What we must demand of our colleges – This is a powerhouse of a rant from Adjunct Rebellion wrapped up in a list of questions which all parents should ask of the colleges which will take their kids. Where do the tuition fees go? Are undergrads guaranteed full access to their professors on campus? What percentage of classes will be taught by full-time faculty? I would love to see a) a UK version which b) was distributed to every student with their UCAS handbook.

– Unpaid research assistantships are back in the news again! This time it was UCL who advertised the nae-monies post before pulling it after 30 minutes. Ben Goldacre captured the document before it went down and taken up the response from UCL; and Martin Eve has written a good piece in the Guardian about just why these positions are so iniquitous.

– In related news, the Times Higher reports on what we all know: that there’s a backlog of senior academics in the system who will not die are creating a bottleneck which limits the number of younger staff who can get jobs.
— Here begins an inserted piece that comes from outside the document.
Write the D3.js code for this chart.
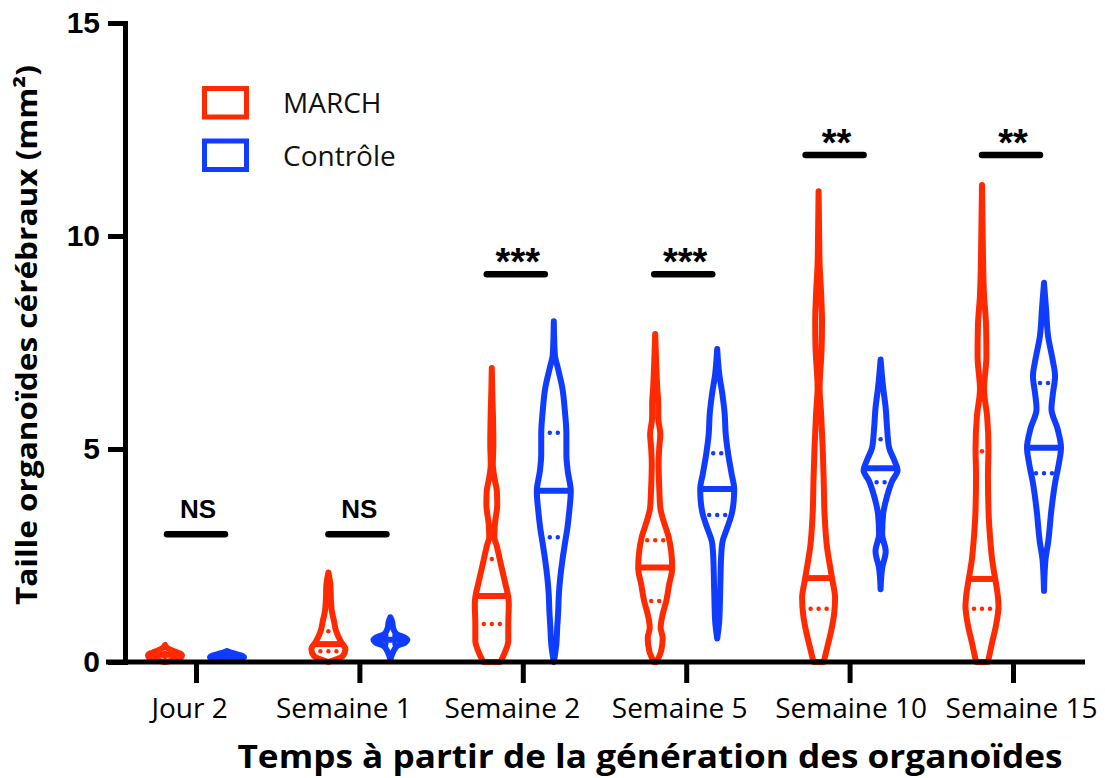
<!DOCTYPE html>
<html>
<head>
<meta charset="utf-8">
<script src="https://cdn.jsdelivr.net/npm/d3@7"></script>
<style>
  html, body { margin: 0; padding: 0; background: #fff; }
  svg { display: block; }
</style>
</head>
<body>
<svg id="chart" width="1105" height="778"></svg>
<script>
// ---------------- DATA ----------------
const categories = ["Jour 2", "Semaine 1", "Semaine 2", "Semaine 5", "Semaine 10", "Semaine 15"];
const seriesNames = ["MARCH", "Contrôle"];
const yTicks = [0, 5, 10, 15];

// violin profiles: [value (mm²), relative density]
const marchProfiles = [
  [[0,0.1],[0.05,0.5],[0.11,0.95],[0.16,1],[0.22,0.75],[0.28,0.35],[0.34,0.1],[0.4,0]],
  [[0,0],[0.04,0.3],[0.14,0.85],[0.3,1],[0.49,0.72],[0.73,0.45],[0.96,0.33],[1.2,0.2],[1.45,0.15],[1.8,0.12],[2.1,0]],
  [[0,0.5],[0.26,0.8],[0.49,0.97],[0.89,0.97],[1.36,1],[1.55,0.96],[1.83,0.8],[2.3,0.53],[2.77,0.26],[2.92,0.15],[3.23,0.18],[3.7,0.32],[4.0,0.3],[4.33,0.15],[4.64,0.06],[5.1,0.09],[5.9,0.06],[6.3,0.03],[6.9,0]],
  [[0,0.08],[0.26,0.35],[0.57,0.44],[0.8,0.32],[1.12,0.44],[1.43,0.65],[1.82,0.82],[2.2,1],[2.6,0.94],[2.92,0.8],[3.3,0.5],[3.62,0.3],[4.08,0.24],[4.64,0.2],[5.03,0.24],[5.35,0.3],[5.73,0.18],[6.05,0.18],[6.44,0.12],[7.0,0.06],[7.7,0]],
  [[0,0.3],[0.33,0.5],[0.73,0.74],[1.12,0.91],[1.5,0.97],[1.9,0.82],[2.3,0.65],[2.68,0.5],[3.47,0.35],[4.25,0.3],[5.03,0.24],[5.82,0.15],[6.44,0.06],[7.37,0.18],[8.0,0.2],[8.64,0.15],[9.34,0.06],[10.1,0.03],[11.05,0]],
  [[0,0.35],[0.45,0.59],[0.85,0.82],[1.31,0.97],[1.62,0.91],[1.9,0.8],[2.42,0.59],[2.8,0.5],[3.59,0.38],[4.37,0.35],[5.0,0.38],[5.77,0.3],[6.4,0.12],[7.18,0.26],[7.89,0.24],[8.6,0.12],[9.46,0.06],[11.2,0]]
];
const controleProfiles = [
  [[0.02,0],[0.06,0.5],[0.11,1],[0.15,0.85],[0.2,0.4],[0.26,0]],
  [[0.06,0],[0.22,0.14],[0.38,0.4],[0.46,0.88],[0.52,1],[0.58,0.82],[0.66,0.35],[0.8,0.16],[0.95,0.1],[1.05,0]],
  [[0,0],[0.42,0.15],[0.8,0.2],[1.2,0.26],[1.6,0.3],[1.98,0.38],[2.37,0.5],[2.77,0.65],[3.15,0.8],[3.54,0.91],[4.01,1],[4.48,0.82],[4.87,0.74],[5.35,0.74],[5.9,0.65],[6.44,0.5],[6.9,0.24],[7.22,0.06],[8.0,0]],
  [[0.55,0],[0.96,0.12],[1.74,0.18],[2.53,0.24],[2.84,0.32],[3.15,0.59],[3.47,0.85],[3.78,0.97],[4.06,1],[4.41,0.85],[4.87,0.65],[5.35,0.5],[5.82,0.44],[6.3,0.3],[6.76,0.12],[7.35,0]],
  [[1.71,0],[2.2,0.09],[2.6,0.3],[3.0,0.09],[3.47,0.15],[3.85,0.35],[4.25,0.68],[4.5,1],[4.72,0.82],[5.03,0.5],[5.5,0.38],[5.96,0.3],[6.44,0.15],[7.1,0]],
  [[1.67,0],[2.42,0.09],[2.8,0.24],[3.59,0.44],[4.2,0.65],[4.67,0.88],[5.03,1],[5.47,0.8],[5.94,0.44],[6.32,0.53],[6.71,0.65],[7.11,0.5],[7.65,0.24],[8.29,0.12],[8.9,0]]
];
const marchMedian   = [0.17, 0.42, 1.55, 2.22, 1.97, 1.95];
const marchQ1       = [0.12, 0.25, 0.89, 1.43, 1.25, 1.25];
const marchQ3       = [0.22, 0.72, 2.42, 2.86, null, 4.95];
const controleMedian = [0.11, 0.52, 4.02, 4.06, 4.55, 5.03];
const controleQ1     = [0.07, 0.42, 2.93, 3.45, 4.22, 4.43];
const controleQ3     = [0.14, 0.62, 5.38, 4.90, 5.23, 6.55];

const sigLabels = ["NS", "NS", "***", "***", "**", "**"];
const sigLevel  = [3.0, 3.0, 9.1, 9.1, 11.9, 11.9];

// ---------------- LAYOUT / STYLE ----------------
const colors = ["#ff2a00", "#0f3cff"];
const seriesOffset = [-31, 31];
const labelNudge = [-7, -16, -11, -7, 1, 8];
const sigNudge = [0, -2, -7, -3, -15, -2];
const strokeW = 6;

const svg = d3.select("#chart");
const yScale = d3.scaleLinear().domain([0, 15]).range([662, 23]);
const xScale = d3.scalePoint().domain(categories).range([196, 1013]);
const wScale = d3.scaleLinear().domain([0, 1]).range([0, 17]);

const profilesBySeries = [marchProfiles, controleProfiles];
const medianBySeries = [marchMedian, controleMedian];
const q1BySeries = [marchQ1, controleQ1];
const q3BySeries = [marchQ3, controleQ3];

function densityAt(profile, v) {
  if (v <= profile[0][0]) return profile[0][1];
  for (let i = 1; i < profile.length; i++) {
    if (v <= profile[i][0]) {
      const a = profile[i - 1], b = profile[i];
      const t = (v - a[0]) / (b[0] - a[0]);
      return a[1] + t * (b[1] - a[1]);
    }
  }
  return profile[profile.length - 1][1];
}

const violins = svg.append("g").attr("class", "violins");

categories.forEach((cat, ci) => {
  [0, 1].forEach(si => {
    const cx = xScale(cat) + seriesOffset[si];
    const prof = profilesBySeries[si][ci];
    const col = colors[si];
    const g = violins.append("g");

    // quartile dotted lines
    [q1BySeries[si][ci], q3BySeries[si][ci]].forEach(q => {
      if (q == null) return;
      const h = wScale(densityAt(prof, q));
      const inner = 2 * h - 9;
      if (inner < 0) return;
      const L = Math.floor(inner / 8) * 8;
      g.append("line")
        .attr("x1", cx - L / 2).attr("x2", cx + L / 2 + 0.01)
        .attr("y1", yScale(q)).attr("y2", yScale(q))
        .attr("stroke", col).attr("stroke-width", 4.5)
        .attr("stroke-linecap", "round")
        .attr("stroke-dasharray", "0 8");
    });

    // median
    const m = medianBySeries[si][ci];
    const hm = wScale(densityAt(prof, m));
    g.append("line")
      .attr("x1", cx - hm).attr("x2", cx + hm)
      .attr("y1", yScale(m)).attr("y2", yScale(m))
      .attr("stroke", col).attr("stroke-width", 6);

    // outline
    const area = d3.area()
      .y(d => yScale(d[0]))
      .x0(d => cx - wScale(d[1]))
      .x1(d => cx + wScale(d[1]))
      .curve(d3.curveMonotoneY);
    g.append("path")
      .attr("d", area(prof))
      .attr("fill", "none")
      .attr("stroke", col)
      .attr("stroke-width", strokeW)
      .attr("stroke-linejoin", "round")
      .attr("stroke-linecap", "round");
  });
});

// ---------------- AXES ----------------
const yAxis = d3.axisLeft(yScale).tickValues(yTicks).tickSize(17).tickSizeOuter(0).tickPadding(8);
const gy = svg.append("g").attr("transform", "translate(125,0)").call(yAxis);
gy.select(".domain").attr("stroke", "#000").attr("stroke-width", 5).attr("stroke-linecap", "square");
gy.selectAll(".tick line").attr("stroke", "#000").attr("stroke-width", 5);
gy.selectAll(".tick text")
  .attr("fill", "#000")
  .style("font-family", "'Liberation Sans', Arial, sans-serif")
  .style("font-weight", "bold")
  .style("font-size", "30px");

svg.append("line")
  .attr("x1", 106).attr("x2", 1085)
  .attr("y1", yScale(0)).attr("y2", yScale(0))
  .attr("stroke", "#000").attr("stroke-width", 5);

const xAxis = d3.axisBottom(xScale).tickSize(21).tickSizeOuter(0);
const gx = svg.append("g").attr("transform", `translate(0,${yScale(0)})`).call(xAxis);
gx.select(".domain").remove();
gx.selectAll(".tick line").attr("stroke", "#000").attr("stroke-width", 5);
gx.selectAll(".tick text")
  .attr("y", 56).attr("dy", 0)
  .attr("x", (d, i) => labelNudge[i])
  .attr("fill", "#000")
  .style("font-family", "'Open Sans', sans-serif")
  .style("font-size", "28px");

// ---------------- SIGNIFICANCE ----------------
const sig = svg.append("g");
categories.forEach((cat, i) => {
  const cx = xScale(cat) + sigNudge[i];
  const yy = yScale(sigLevel[i]);
  sig.append("line")
    .attr("x1", cx - 29).attr("x2", cx + 29)
    .attr("y1", yy).attr("y2", yy)
    .attr("stroke", "#000").attr("stroke-width", 6.5)
    .attr("stroke-linecap", "round");
  const isStar = sigLabels[i].startsWith("*");
  sig.append("text")
    .attr("x", cx + 2)
    .attr("y", isStar ? yy + 1 : yy - 16)
    .attr("text-anchor", "middle")
    .style("font-family", "'Liberation Sans', Arial, sans-serif")
    .style("font-weight", "bold")
    .style("font-size", isStar ? "38px" : "26px")
    .text(sigLabels[i]);
});

// ---------------- LEGEND ----------------
const legend = svg.append("g");
seriesNames.forEach((name, i) => {
  const ly = 88.5 + i * 52.5;
  legend.append("rect")
    .attr("x", 204.5).attr("y", ly)
    .attr("width", 42).attr("height", 28.5)
    .attr("fill", "none").attr("stroke", colors[i]).attr("stroke-width", 5);
  legend.append("text")
    .attr("x", 283).attr("y", ly + 24.5)
    .style("font-family", "'Open Sans', sans-serif")
    .style("font-size", "28px")
    .attr("fill", "#111")
    .text(name);
});

// ---------------- TITLES ----------------
svg.append("text")
  .attr("transform", "translate(37,335) rotate(-90)")
  .attr("text-anchor", "middle")
  .attr("textLength", 540)
  .attr("lengthAdjust", "spacingAndGlyphs")
  .style("font-family", "'Open Sans', sans-serif")
  .style("font-weight", "bold")
  .style("font-size", "28px")
  .text("Taille organoïdes cérébraux (mm²)");

svg.append("text")
  .attr("x", 650).attr("y", 768)
  .attr("text-anchor", "middle")
  .attr("textLength", 825)
  .attr("lengthAdjust", "spacingAndGlyphs")
  .style("font-family", "'Open Sans', sans-serif")
  .style("font-weight", "bold")
  .style("font-size", "32px")
  .text("Temps à partir de la génération des organoïdes");
</script>
</body>
</html>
In the comments, Professor Biggins Sorn earns a special type of hellbiscuit for suggesting that there is an ‘entitlement culture’ around those young academics who actually imagine that having invested so much time and money into the system that it might reward them in some way? Fie on you Professor BS.

#ECRChat is a Twitter chat for early career researchers that takes place every Thursday at 11am-12pm GMT. Last week’s theme was ‘Careers Outside Academia’ which just EXPLODED – the host, Sarah-Louise Quinnell summarises here, and there is also a Storify of the whole thing. I hope they return to the topic again given the horrendous job stats summarised above.